Margie Engle of Wellington, Fla., rode on the U.S. show jumping team at the 2000 Sydney Olympic Games riding Hidden Creek’s Perin, owned by Mike Pulaski.

What was most memorable for me was the whole experience of the opening ceremonies and being around athletes from so many other sports. The entire city of Sydney was so welcoming and wonderful.

Riding under pressure is part of our sport, so in that sense, the intensity at Sydney was no different from other international championships. What’s unique about the Olympics is the strong sense of the other riders depending on you, and knowing that you are representing your country. It was quite an honor.

We had fantastic team camaraderie and a wonderful team coach in Frank Chapot. The riders from other countries that we competed against were all people we had known for years. I never felt like I was riding against them, as much as I was riding against the courses. I focused on each course and knowing what sort of ride my horse would need for each round.
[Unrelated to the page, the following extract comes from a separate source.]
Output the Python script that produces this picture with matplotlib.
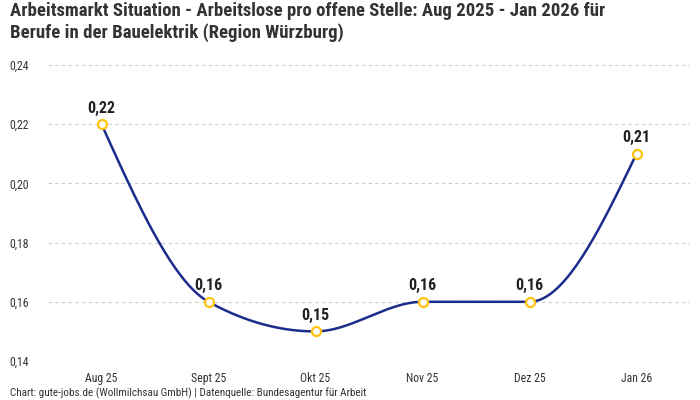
import numpy as np
import matplotlib
matplotlib.use("Agg")
import matplotlib.pyplot as plt
from matplotlib import font_manager

categories = ["Aug 25", "Sept 25", "Okt 25", "Nov 25", "Dez 25", "Jan 26"]
values = [0.22, 0.16, 0.15, 0.16, 0.16, 0.21]
y_ticks = [0.14, 0.16, 0.18, 0.20, 0.22, 0.24]

names = {f.name for f in font_manager.fontManager.ttflist}
fam = [f for f in ["Liberation Sans Narrow", "Roboto Condensed", "Roboto", "DejaVu Sans"] if f in names]
plt.rcParams['font.family'] = fam

def monotone_x(x, y, n=40):
    x = np.asarray(x, float); y = np.asarray(y, float)
    h = np.diff(x); s = np.diff(y) / h
    t = np.zeros_like(y)
    for i in range(1, len(y) - 1):
        p = (s[i-1] * h[i] + s[i] * h[i-1]) / (h[i-1] + h[i])
        t[i] = (np.sign(s[i-1]) + np.sign(s[i])) * min(abs(s[i-1]), abs(s[i]), 0.5 * abs(p))
    t[0] = (3 * s[0] - t[1]) / 2
    t[-1] = (3 * s[-1] - t[-2]) / 2
    xs, ys = [], []
    for i in range(len(x) - 1):
        u = np.linspace(0, 1, n)
        h00 = 2*u**3 - 3*u**2 + 1
        h10 = u**3 - 2*u**2 + u
        h01 = -2*u**3 + 3*u**2
        h11 = u**3 - u**2
        xs.append(x[i] + u * h[i])
        ys.append(h00*y[i] + h10*h[i]*t[i] + h01*y[i+1] + h11*h[i]*t[i+1])
    return np.concatenate(xs), np.concatenate(ys)

fig = plt.figure(figsize=(7, 4), dpi=100)
ax = fig.add_axes([48/700, 1 - 361/400, 642/700, (361 - 65)/400])
x = np.arange(len(categories))
cx, cy = monotone_x(x, values)
ax.plot(cx, cy, color="#1c2c8c", lw=1.8, zorder=3)
ax.plot(x, values, 'o', ms=6.5, mfc="white", mec="#ffc20e", mew=1.6, zorder=4)
for xi, v in zip(x, values):
    ax.annotate(f"{v:.2f}".replace(".", ","), (xi, v), xytext=(0, 6), textcoords="offset points",
                ha="center", va="bottom", fontsize=11.5, fontweight="bold", color="#222222")

ax.set_xlim(-0.5, len(categories) - 0.5)
ax.set_ylim(0.14, 0.24)
ax.set_xticks(x)
ax.set_xticklabels(categories, fontsize=8.5, color="#333333")
ax.set_yticks(y_ticks)
ax.set_yticklabels([f"{v:.2f}".replace(".", ",") for v in y_ticks], fontsize=8.5, color="#333333", ha="left")
ax.tick_params(axis="y", length=0, pad=27.5)
ax.tick_params(axis="x", length=0, pad=8)
ax.grid(axis="y", color="#cccccc", ls=(0, (3, 3)), lw=0.8)
ax.set_axisbelow(True)
for sp in ax.spines.values():
    sp.set_visible(False)

fig.text(10/700, 1 - 2/400, "Arbeitsmarkt Situation - Arbeitslose pro offene Stelle: Aug 2025 - Jan 2026 für\nBerufe in der Bauelektrik (Region Würzburg)",
         ha="left", va="top", fontsize=13.5, fontweight="bold", color="#333333", linespacing=1.2)
fig.text(10/700, 1 - 393/400, "Chart: gute-jobs.de (Wollmilchsau GmbH) | Datenquelle: Bundesagentur für Arbeit",
         ha="left", va="center", fontsize=8, color="#333333")
fig.savefig("out.png", dpi=100)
Perin was still quite green at the time – he’d only moved up to Grand Prix in March before the Olympics. To have him finish in the top 10 individually was just incredible. He has so much heart and ability; he would try to do anything I’d ask him to.

I aspired to ride in the Olympics since I was a kid. But you always think, that’s not realistic, that’s out of reach. So to be able to make the goal you’ve been striving for gives you a feeling of accomplishment that stays with you forever. You can’t help but feel good about satisfying a life-long goal.

Engle still competes Perin, now 18, and will retire him when she feels the time is right. Engle, who has earned American Grand Prix Association Rider of the Year honors 10 times, has won more than 175 grand prixes and competed on more than 20 winning Nation’s Cup teams during her long and venerable career.